### What the exercise asks:
Any pictures in the records below should be skipped; write out everything else exactly.

### Input rows:
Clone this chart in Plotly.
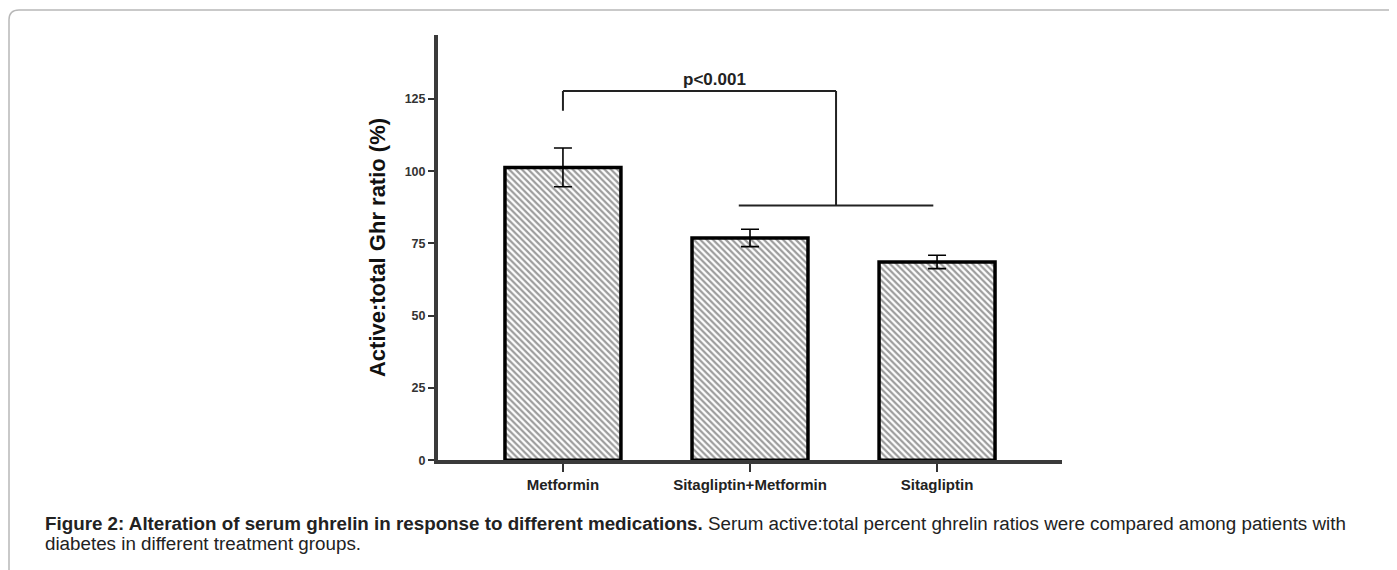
import plotly.graph_objects as go

categories = ["Metformin", "Sitagliptin+Metformin", "Sitagliptin"]
values = [101.3, 76.9, 68.6]
errors = [6.7, 3.0, 2.3]
y_ticks = [0, 25, 50, 75, 100, 125]

# significance bracket (data units)
bracket_left_x = 0
bracket_right_x = 1.46
bracket_top = 127.7
bracket_left_bottom = 120.9
bracket_right_bottom = 88.1
group_line_x = [0.94, 1.98]
p_label = "p<0.001"

OFF = 8  # page body margin
W, H = 1397 - OFF, 570 - OFF
FONT = "Liberation Sans, Arial, sans-serif"

fig = go.Figure()
fig.add_trace(go.Bar(
    x=list(range(len(categories))), y=values, width=0.62,
    marker=dict(color="white", line=dict(color="black", width=3.5),
                pattern=dict(shape="\\", size=4.5, solidity=0.5, fgcolor="#3a3a3a", bgcolor="white")),
    error_y=dict(type="data", array=errors, color="black", thickness=1.6, width=9),
    showlegend=False,
))

def px2x(p):
    return (p - OFF) / W

def py2y(p):
    return 1 - (p - OFF) / H

fig.update_layout(
    width=W, height=H, margin=dict(l=0, r=0, t=0, b=0),
    paper_bgcolor="white", plot_bgcolor="white",
    font=dict(family=FONT, color="#222"),
    xaxis=dict(domain=[px2x(438), px2x(1062)], range=[-0.668, 2.668],
               tickmode="array", tickvals=list(range(len(categories))), ticktext=categories,
               ticks="outside", ticklen=8, tickwidth=1.5, tickcolor="#333",
               showline=True, linecolor="#3a3a3a", linewidth=4, showgrid=False, zeroline=False,
               tickfont=dict(size=15, weight="bold", color="#222", family=FONT)),
    yaxis=dict(domain=[py2y(466), py2y(35)], range=[0, 147.2],
               tickmode="array", tickvals=y_ticks,
               ticks="outside", ticklen=6, tickwidth=1.5, tickcolor="#333",
               showline=True, linecolor="#3a3a3a", linewidth=4, showgrid=False, zeroline=False,
               tickfont=dict(size=12.5, weight="bold", color="#333", family=FONT),
               title=dict(text="Active:total Ghr ratio (%)", standoff=14,
                          font=dict(size=22, weight="bold", color="#111", family=FONT))),
)

line = dict(color="#222", width=2)
fig.add_shape(type="line", x0=bracket_left_x, x1=bracket_left_x, y0=bracket_left_bottom, y1=bracket_top, line=line)
fig.add_shape(type="line", x0=bracket_left_x, x1=bracket_right_x, y0=bracket_top, y1=bracket_top, line=line)
fig.add_shape(type="line", x0=bracket_right_x, x1=bracket_right_x, y0=bracket_top, y1=bracket_right_bottom, line=line)
fig.add_shape(type="line", x0=group_line_x[0], x1=group_line_x[1], y0=bracket_right_bottom, y1=bracket_right_bottom, line=line)
fig.add_annotation(x=(bracket_left_x + bracket_right_x) / 2 + 0.08, y=bracket_top, text=p_label, showarrow=False,
                   yanchor="bottom", yshift=0, font=dict(size=17, weight="bold", color="#222", family=FONT))

# outer frame with rounded top-left corner
x0 = px2x(9); y0 = py2y(10)
r_x = 10 / W; r_y = 10 / H
fig.add_shape(type="path", xref="paper", yref="paper",
              path=f"M {x0},-0.05 L {x0},{y0 - r_y} Q {x0},{y0} {x0 + r_x},{y0} L 1.05,{y0}",
              line=dict(color="#b8b8b8", width=1.5))

cap_font = dict(size=18.8, color="#222", family=FONT)
fig.add_annotation(xref="paper", yref="paper", x=px2x(43), y=py2y(530), xanchor="left", yanchor="middle",
                   showarrow=False, align="left",
                   text="<b>Figure 2: Alteration of serum ghrelin in response to different medications.</b> Serum active:total percent ghrelin ratios were compared among patients with",
                   font=cap_font)
fig.add_annotation(xref="paper", yref="paper", x=px2x(43), y=py2y(550), xanchor="left", yanchor="middle",
                   showarrow=False, align="left",
                   text="diabetes in different treatment groups.",
                   font=cap_font)

fig.write_html("out.html")
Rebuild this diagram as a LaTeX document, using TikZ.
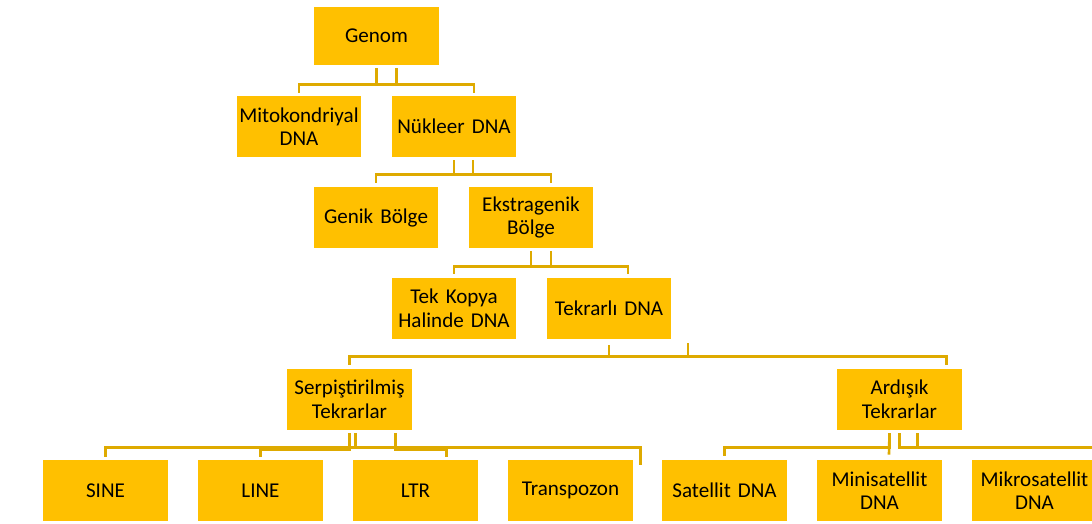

### Reply to the task:
Clone this chart in Plotly.
import plotly.graph_objects as go

categories = ["Metformin", "Sitagliptin+Metformin", "Sitagliptin"]
values = [101.3, 76.9, 68.6]
errors = [6.7, 3.0, 2.3]
y_ticks = [0, 25, 50, 75, 100, 125]

# significance bracket (data units)
bracket_left_x = 0
bracket_right_x = 1.46
bracket_top = 127.7
bracket_left_bottom = 120.9
bracket_right_bottom = 88.1
group_line_x = [0.94, 1.98]
p_label = "p<0.001"

OFF = 8  # page body margin
W, H = 1397 - OFF, 570 - OFF
FONT = "Liberation Sans, Arial, sans-serif"

fig = go.Figure()
fig.add_trace(go.Bar(
    x=list(range(len(categories))), y=values, width=0.62,
    marker=dict(color="white", line=dict(color="black", width=3.5),
                pattern=dict(shape="\\", size=4.5, solidity=0.5, fgcolor="#3a3a3a", bgcolor="white")),
    error_y=dict(type="data", array=errors, color="black", thickness=1.6, width=9),
    showlegend=False,
))

def px2x(p):
    return (p - OFF) / W

def py2y(p):
    return 1 - (p - OFF) / H

fig.update_layout(
    width=W, height=H, margin=dict(l=0, r=0, t=0, b=0),
    paper_bgcolor="white", plot_bgcolor="white",
    font=dict(family=FONT, color="#222"),
    xaxis=dict(domain=[px2x(438), px2x(1062)], range=[-0.668, 2.668],
               tickmode="array", tickvals=list(range(len(categories))), ticktext=categories,
               ticks="outside", ticklen=8, tickwidth=1.5, tickcolor="#333",
               showline=True, linecolor="#3a3a3a", linewidth=4, showgrid=False, zeroline=False,
               tickfont=dict(size=15, weight="bold", color="#222", family=FONT)),
    yaxis=dict(domain=[py2y(466), py2y(35)], range=[0, 147.2],
               tickmode="array", tickvals=y_ticks,
               ticks="outside", ticklen=6, tickwidth=1.5, tickcolor="#333",
               showline=True, linecolor="#3a3a3a", linewidth=4, showgrid=False, zeroline=False,
               tickfont=dict(size=12.5, weight="bold", color="#333", family=FONT),
               title=dict(text="Active:total Ghr ratio (%)", standoff=14,
                          font=dict(size=22, weight="bold", color="#111", family=FONT))),
)

line = dict(color="#222", width=2)
fig.add_shape(type="line", x0=bracket_left_x, x1=bracket_left_x, y0=bracket_left_bottom, y1=bracket_top, line=line)
fig.add_shape(type="line", x0=bracket_left_x, x1=bracket_right_x, y0=bracket_top, y1=bracket_top, line=line)
fig.add_shape(type="line", x0=bracket_right_x, x1=bracket_right_x, y0=bracket_top, y1=bracket_right_bottom, line=line)
fig.add_shape(type="line", x0=group_line_x[0], x1=group_line_x[1], y0=bracket_right_bottom, y1=bracket_right_bottom, line=line)
fig.add_annotation(x=(bracket_left_x + bracket_right_x) / 2 + 0.08, y=bracket_top, text=p_label, showarrow=False,
                   yanchor="bottom", yshift=0, font=dict(size=17, weight="bold", color="#222", family=FONT))

# outer frame with rounded top-left corner
x0 = px2x(9); y0 = py2y(10)
r_x = 10 / W; r_y = 10 / H
fig.add_shape(type="path", xref="paper", yref="paper",
              path=f"M {x0},-0.05 L {x0},{y0 - r_y} Q {x0},{y0} {x0 + r_x},{y0} L 1.05,{y0}",
              line=dict(color="#b8b8b8", width=1.5))

cap_font = dict(size=18.8, color="#222", family=FONT)
fig.add_annotation(xref="paper", yref="paper", x=px2x(43), y=py2y(530), xanchor="left", yanchor="middle",
                   showarrow=False, align="left",
                   text="<b>Figure 2: Alteration of serum ghrelin in response to different medications.</b> Serum active:total percent ghrelin ratios were compared among patients with",
                   font=cap_font)
fig.add_annotation(xref="paper", yref="paper", x=px2x(43), y=py2y(550), xanchor="left", yanchor="middle",
                   showarrow=False, align="left",
                   text="diabetes in different treatment groups.",
                   font=cap_font)

fig.write_html("out.html")
Rebuild this diagram as a LaTeX document, using TikZ.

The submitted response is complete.